Ces affrontements sont les pires violences depuis la révolte d’avril (87 morts) qui a chassé le président Bakiev et porté au pouvoir l’actuel gouvernement provisoire. Ils interviennent à deux semaines d’un référendum sur la nouvelle Constitution prévu le 27 juin. Des affrontements avaient déjà ensanglanté la région de Djalal-Abad en mai.

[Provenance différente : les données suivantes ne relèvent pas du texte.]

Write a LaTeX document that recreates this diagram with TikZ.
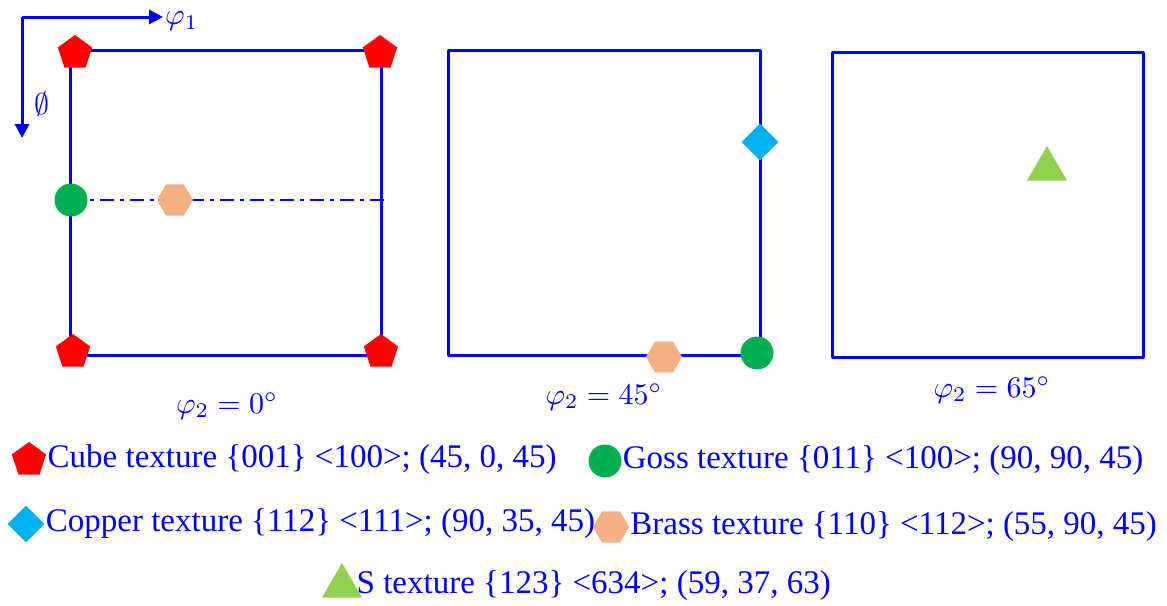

L’ex-président Bakiev, aujourd’hui réfugié à l’étranger, a assuré n’avoir aucun lien avec ces nouvelles violences. La communauté internationale et les ONG ont multiplié les appels au calme. De son côté, l’ambassade des Etats-Unis au Kirghizstan a fait part de « sa vive inquiétude » et appelé les parties « à renoncer à la violence ». La stabilité du Kirghizstan est primordiale pour Washington qui dispose d’une base importante près de Bichkek pour ses troupes en Afghanistan. La Russie, qui dispose également d’une base à Kant, dans le nord, y a dépêché un bataillon de parachutistes arrivé dimanche à bord de trois avions, afin de renforcer la protection des installations et du personnel militaires russes, selon une source russe citée par l’agence Interfax.